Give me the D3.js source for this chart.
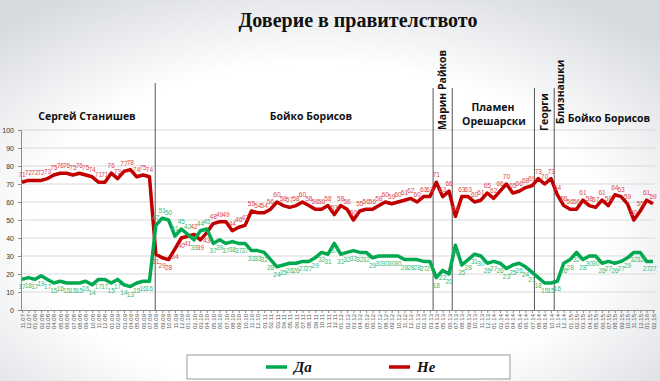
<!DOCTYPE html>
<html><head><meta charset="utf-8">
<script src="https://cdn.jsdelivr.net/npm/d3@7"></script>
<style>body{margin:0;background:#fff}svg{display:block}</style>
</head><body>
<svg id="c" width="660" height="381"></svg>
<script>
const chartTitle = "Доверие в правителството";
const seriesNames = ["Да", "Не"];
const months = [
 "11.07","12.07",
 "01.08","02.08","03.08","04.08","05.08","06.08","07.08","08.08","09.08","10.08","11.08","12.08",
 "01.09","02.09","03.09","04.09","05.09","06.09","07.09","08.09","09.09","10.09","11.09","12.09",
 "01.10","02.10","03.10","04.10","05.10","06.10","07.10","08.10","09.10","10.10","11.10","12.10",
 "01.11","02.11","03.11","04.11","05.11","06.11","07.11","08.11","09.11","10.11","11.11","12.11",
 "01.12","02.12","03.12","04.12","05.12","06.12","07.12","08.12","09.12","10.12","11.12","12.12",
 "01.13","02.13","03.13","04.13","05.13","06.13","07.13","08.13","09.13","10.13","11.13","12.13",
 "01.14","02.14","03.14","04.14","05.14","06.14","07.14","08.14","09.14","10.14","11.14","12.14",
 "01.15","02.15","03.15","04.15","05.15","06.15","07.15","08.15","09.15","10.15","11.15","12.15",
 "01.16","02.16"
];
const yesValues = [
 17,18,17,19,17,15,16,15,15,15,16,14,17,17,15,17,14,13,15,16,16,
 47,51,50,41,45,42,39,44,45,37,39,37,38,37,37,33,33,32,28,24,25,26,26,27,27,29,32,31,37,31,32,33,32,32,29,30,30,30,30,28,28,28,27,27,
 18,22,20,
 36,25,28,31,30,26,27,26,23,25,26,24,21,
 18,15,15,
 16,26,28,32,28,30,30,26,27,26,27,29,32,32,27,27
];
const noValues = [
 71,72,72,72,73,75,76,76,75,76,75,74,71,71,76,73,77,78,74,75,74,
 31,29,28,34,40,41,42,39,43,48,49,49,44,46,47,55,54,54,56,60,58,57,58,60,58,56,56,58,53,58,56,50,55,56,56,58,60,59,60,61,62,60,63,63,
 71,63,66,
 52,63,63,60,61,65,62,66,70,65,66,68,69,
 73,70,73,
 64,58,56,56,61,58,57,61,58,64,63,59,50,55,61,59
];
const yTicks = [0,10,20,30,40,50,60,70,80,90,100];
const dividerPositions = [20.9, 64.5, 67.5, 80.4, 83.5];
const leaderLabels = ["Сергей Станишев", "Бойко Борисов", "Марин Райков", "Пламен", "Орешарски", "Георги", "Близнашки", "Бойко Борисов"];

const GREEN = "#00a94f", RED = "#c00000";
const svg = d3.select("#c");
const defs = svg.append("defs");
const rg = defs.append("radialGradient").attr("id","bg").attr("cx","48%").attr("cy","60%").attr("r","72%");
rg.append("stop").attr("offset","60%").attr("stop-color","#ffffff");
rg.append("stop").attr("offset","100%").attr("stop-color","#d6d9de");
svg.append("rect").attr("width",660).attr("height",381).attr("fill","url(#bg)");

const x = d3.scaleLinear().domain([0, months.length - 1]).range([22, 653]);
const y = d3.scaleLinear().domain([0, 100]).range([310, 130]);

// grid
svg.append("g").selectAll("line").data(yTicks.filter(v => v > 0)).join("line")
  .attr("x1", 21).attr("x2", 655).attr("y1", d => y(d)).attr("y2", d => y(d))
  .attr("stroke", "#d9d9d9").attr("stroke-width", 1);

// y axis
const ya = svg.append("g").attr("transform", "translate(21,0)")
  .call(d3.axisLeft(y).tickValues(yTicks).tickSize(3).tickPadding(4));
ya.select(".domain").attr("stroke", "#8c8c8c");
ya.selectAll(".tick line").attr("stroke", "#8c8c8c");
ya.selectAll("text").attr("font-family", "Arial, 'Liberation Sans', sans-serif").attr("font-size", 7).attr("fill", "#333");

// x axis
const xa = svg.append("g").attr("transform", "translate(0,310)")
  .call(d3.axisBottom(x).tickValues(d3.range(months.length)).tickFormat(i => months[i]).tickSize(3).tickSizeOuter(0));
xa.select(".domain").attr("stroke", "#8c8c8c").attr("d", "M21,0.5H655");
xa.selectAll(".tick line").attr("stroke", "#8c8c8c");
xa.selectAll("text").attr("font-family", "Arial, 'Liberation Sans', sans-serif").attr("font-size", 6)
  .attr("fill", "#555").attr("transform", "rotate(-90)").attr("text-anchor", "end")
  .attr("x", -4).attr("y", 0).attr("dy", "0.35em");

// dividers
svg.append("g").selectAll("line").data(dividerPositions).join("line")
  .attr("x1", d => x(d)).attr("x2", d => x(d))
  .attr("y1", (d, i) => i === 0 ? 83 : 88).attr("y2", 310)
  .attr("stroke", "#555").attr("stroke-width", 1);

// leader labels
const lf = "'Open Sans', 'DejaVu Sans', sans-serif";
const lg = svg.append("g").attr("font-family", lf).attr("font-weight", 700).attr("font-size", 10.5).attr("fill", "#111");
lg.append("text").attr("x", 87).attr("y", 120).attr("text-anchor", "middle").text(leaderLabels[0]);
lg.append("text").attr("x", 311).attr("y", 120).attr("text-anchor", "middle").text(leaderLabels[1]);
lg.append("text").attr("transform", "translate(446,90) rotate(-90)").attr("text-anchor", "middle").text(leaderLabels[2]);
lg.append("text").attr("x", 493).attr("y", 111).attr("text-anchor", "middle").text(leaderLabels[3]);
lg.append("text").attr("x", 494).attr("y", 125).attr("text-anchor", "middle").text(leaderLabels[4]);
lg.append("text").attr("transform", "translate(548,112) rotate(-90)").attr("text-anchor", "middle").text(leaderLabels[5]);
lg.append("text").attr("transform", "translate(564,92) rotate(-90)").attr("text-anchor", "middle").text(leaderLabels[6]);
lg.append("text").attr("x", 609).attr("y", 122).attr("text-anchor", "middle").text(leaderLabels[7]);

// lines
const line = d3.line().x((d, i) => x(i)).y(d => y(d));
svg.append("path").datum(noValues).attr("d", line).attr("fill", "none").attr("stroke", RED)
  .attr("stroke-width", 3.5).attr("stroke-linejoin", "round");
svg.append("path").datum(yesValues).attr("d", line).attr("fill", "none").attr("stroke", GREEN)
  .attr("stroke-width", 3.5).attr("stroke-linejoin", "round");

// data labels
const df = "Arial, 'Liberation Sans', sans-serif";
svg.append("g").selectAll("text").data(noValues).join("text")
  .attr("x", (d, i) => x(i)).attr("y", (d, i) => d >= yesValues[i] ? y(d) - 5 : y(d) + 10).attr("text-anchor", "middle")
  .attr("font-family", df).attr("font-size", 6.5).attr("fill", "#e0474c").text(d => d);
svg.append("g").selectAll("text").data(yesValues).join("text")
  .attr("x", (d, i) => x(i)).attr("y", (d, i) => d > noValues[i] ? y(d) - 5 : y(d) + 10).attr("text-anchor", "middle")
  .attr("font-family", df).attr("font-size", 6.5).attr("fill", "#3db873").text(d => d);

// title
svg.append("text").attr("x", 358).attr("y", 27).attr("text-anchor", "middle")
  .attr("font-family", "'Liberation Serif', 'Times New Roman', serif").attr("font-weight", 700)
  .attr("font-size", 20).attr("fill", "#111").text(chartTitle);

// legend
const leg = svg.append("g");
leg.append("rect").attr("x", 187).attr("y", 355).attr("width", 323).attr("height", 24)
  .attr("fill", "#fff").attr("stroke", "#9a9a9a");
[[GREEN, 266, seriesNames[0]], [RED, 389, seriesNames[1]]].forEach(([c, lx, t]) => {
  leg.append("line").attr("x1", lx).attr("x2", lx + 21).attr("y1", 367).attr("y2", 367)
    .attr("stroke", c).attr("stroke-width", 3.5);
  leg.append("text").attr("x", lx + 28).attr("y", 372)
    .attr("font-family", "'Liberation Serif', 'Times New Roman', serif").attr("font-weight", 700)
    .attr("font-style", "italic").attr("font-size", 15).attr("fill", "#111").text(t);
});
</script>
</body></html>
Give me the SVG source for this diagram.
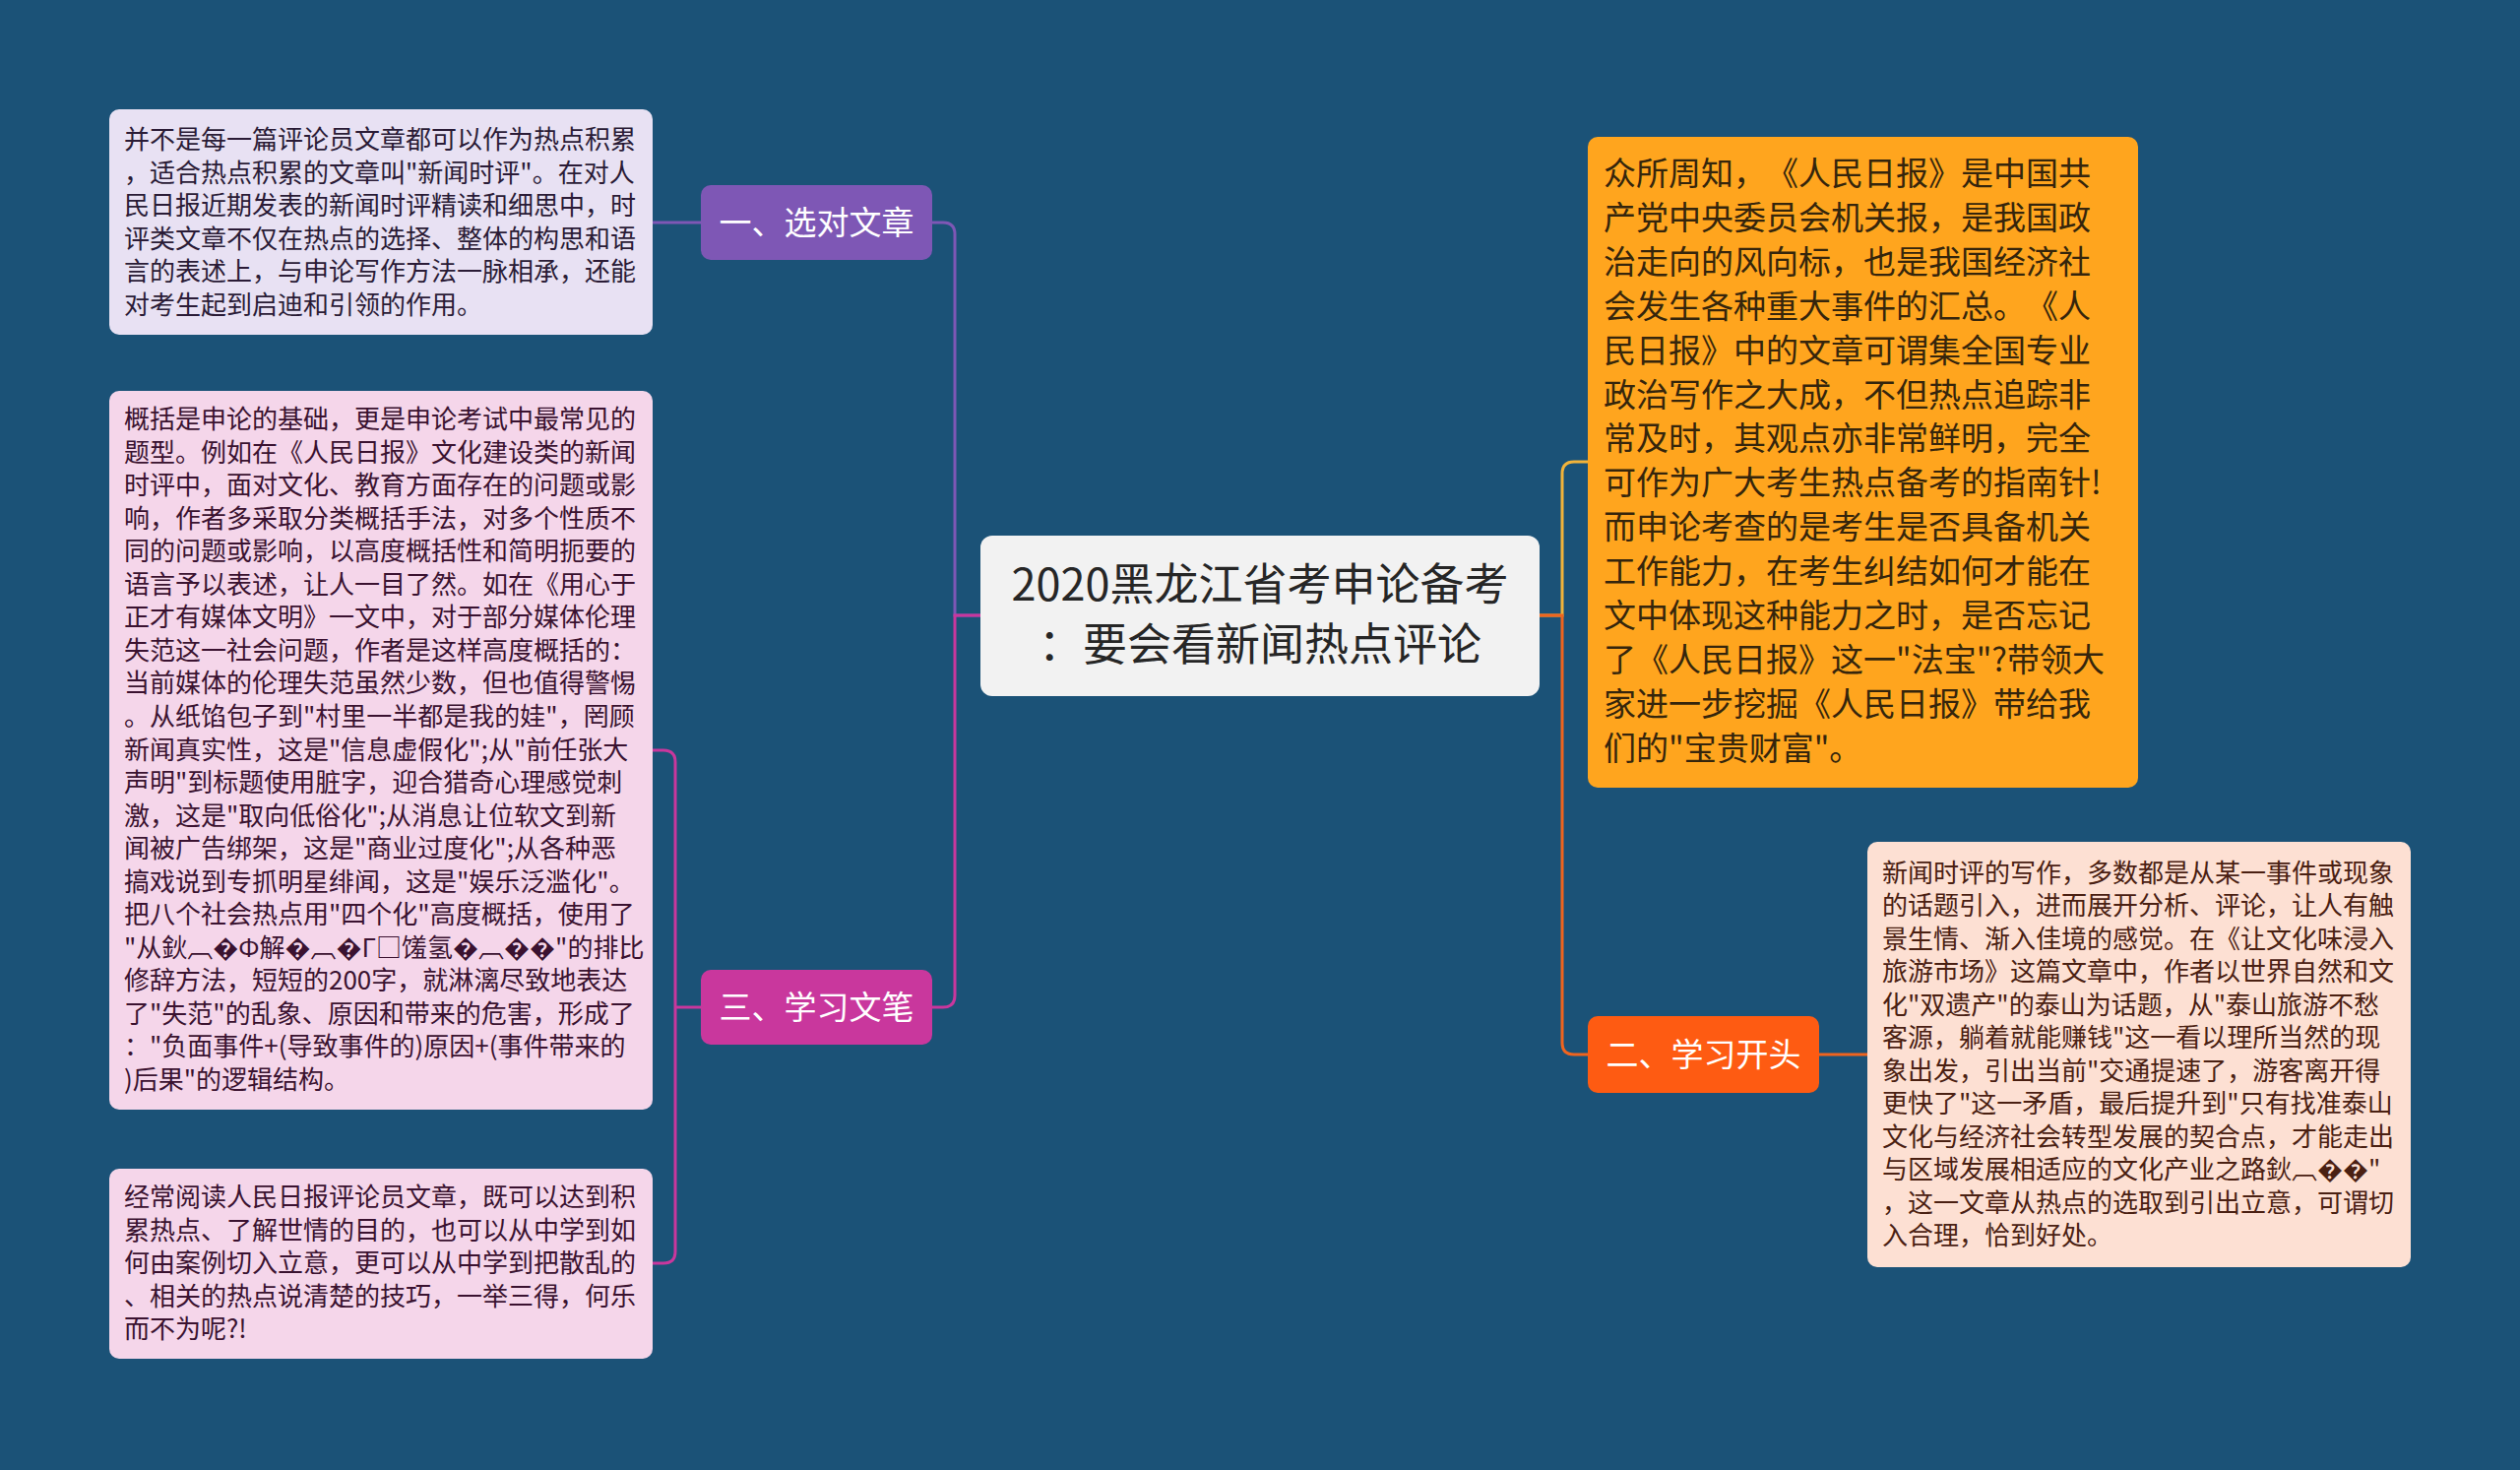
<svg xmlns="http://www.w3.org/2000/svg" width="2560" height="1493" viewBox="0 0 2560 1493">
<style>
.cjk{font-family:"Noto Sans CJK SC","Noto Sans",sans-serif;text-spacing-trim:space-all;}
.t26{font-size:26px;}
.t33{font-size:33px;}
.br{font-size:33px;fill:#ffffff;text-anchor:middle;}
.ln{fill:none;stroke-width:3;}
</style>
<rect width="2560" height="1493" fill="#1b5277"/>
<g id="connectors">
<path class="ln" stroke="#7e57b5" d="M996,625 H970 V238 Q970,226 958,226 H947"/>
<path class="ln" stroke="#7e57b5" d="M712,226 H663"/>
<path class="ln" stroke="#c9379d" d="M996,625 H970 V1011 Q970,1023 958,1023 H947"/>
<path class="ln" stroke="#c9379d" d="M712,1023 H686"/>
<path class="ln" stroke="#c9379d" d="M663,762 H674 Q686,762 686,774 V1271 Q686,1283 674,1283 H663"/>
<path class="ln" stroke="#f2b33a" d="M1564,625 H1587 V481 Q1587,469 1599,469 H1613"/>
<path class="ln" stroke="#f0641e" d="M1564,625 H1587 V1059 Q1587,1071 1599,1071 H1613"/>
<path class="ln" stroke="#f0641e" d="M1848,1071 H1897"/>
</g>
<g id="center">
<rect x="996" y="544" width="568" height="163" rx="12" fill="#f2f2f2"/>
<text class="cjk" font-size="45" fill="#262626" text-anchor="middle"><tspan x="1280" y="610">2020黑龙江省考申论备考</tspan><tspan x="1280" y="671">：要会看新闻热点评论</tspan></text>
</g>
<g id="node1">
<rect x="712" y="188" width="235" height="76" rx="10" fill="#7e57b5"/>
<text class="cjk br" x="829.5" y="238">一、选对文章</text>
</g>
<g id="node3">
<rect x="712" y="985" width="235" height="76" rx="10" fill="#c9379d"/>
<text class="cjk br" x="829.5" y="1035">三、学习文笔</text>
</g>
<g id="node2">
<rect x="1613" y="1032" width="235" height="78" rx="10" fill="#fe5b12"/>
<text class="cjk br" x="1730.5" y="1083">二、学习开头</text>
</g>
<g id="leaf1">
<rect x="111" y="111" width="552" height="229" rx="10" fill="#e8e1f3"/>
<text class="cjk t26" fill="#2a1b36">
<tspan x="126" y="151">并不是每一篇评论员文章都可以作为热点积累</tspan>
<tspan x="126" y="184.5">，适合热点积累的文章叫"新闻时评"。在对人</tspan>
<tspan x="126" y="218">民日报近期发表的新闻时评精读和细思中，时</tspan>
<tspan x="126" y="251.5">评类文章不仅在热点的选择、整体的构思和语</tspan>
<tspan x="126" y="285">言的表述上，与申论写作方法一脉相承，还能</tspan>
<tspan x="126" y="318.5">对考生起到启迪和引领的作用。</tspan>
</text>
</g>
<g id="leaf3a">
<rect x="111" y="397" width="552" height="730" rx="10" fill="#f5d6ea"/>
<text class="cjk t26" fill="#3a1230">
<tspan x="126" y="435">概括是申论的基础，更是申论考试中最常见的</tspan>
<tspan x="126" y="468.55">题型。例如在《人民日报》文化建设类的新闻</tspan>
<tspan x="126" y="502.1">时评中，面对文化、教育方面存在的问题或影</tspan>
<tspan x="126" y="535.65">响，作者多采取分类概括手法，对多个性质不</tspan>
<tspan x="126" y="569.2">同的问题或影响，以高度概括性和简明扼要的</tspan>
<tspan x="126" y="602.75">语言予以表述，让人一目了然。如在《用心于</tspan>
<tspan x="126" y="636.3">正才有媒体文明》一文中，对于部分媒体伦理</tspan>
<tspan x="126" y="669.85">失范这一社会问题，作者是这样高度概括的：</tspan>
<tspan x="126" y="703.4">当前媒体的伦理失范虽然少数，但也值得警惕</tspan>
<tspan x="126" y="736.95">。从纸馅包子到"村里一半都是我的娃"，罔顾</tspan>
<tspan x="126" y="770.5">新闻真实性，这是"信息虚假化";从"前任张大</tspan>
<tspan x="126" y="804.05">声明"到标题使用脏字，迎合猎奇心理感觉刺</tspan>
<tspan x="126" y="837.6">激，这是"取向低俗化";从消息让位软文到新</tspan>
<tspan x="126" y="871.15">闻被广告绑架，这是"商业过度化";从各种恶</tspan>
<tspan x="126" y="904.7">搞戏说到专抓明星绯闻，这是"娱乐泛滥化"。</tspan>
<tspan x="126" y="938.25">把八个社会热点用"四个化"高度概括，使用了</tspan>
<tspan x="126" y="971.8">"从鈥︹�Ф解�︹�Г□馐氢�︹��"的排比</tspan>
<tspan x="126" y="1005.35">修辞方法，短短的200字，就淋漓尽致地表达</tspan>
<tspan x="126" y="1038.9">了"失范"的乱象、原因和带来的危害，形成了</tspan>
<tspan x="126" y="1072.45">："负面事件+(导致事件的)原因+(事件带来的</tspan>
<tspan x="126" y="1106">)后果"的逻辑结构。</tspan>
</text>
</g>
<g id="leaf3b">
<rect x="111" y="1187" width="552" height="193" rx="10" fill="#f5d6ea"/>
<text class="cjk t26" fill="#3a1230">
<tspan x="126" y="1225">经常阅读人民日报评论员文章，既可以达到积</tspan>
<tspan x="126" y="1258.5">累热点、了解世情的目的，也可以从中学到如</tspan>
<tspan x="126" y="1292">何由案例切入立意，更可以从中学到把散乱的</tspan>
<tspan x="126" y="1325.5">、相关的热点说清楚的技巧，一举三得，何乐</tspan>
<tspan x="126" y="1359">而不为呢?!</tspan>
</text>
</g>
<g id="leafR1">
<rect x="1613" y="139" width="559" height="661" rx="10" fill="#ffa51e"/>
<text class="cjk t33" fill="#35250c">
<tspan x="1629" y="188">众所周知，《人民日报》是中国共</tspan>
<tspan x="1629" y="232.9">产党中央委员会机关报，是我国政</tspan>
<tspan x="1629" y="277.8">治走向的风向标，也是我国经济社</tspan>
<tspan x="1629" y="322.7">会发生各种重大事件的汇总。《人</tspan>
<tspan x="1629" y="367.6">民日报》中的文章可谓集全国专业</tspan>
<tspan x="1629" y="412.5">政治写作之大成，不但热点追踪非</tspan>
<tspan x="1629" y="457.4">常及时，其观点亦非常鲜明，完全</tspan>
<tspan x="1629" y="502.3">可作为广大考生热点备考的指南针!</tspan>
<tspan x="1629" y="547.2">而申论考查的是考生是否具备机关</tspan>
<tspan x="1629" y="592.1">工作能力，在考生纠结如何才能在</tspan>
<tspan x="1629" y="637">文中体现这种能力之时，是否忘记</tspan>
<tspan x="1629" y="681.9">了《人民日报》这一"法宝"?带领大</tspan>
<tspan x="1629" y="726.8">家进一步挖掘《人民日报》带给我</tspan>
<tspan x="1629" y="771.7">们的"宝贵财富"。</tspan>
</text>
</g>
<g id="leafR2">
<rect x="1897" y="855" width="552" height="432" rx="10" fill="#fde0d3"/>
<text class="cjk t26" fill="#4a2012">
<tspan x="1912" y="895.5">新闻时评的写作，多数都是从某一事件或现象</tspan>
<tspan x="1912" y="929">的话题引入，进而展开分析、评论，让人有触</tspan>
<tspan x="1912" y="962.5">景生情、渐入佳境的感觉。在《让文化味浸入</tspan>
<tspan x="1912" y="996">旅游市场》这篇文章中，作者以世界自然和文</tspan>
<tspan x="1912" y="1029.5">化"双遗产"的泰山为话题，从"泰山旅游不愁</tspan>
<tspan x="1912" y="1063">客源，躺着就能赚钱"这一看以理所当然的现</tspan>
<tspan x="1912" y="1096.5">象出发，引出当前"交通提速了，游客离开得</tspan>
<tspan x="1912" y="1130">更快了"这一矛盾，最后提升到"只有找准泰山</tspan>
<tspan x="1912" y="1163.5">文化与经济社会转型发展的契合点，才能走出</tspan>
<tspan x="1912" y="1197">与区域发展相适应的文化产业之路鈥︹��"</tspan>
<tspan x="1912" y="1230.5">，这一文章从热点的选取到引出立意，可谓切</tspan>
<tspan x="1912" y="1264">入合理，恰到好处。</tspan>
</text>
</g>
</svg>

-------

## DIRECTIONS
Where a line above includes "Give", copy that line.

## ANSWER BELOW
Give me the D3.js source for this chart.
Give me the SVG source for this diagram.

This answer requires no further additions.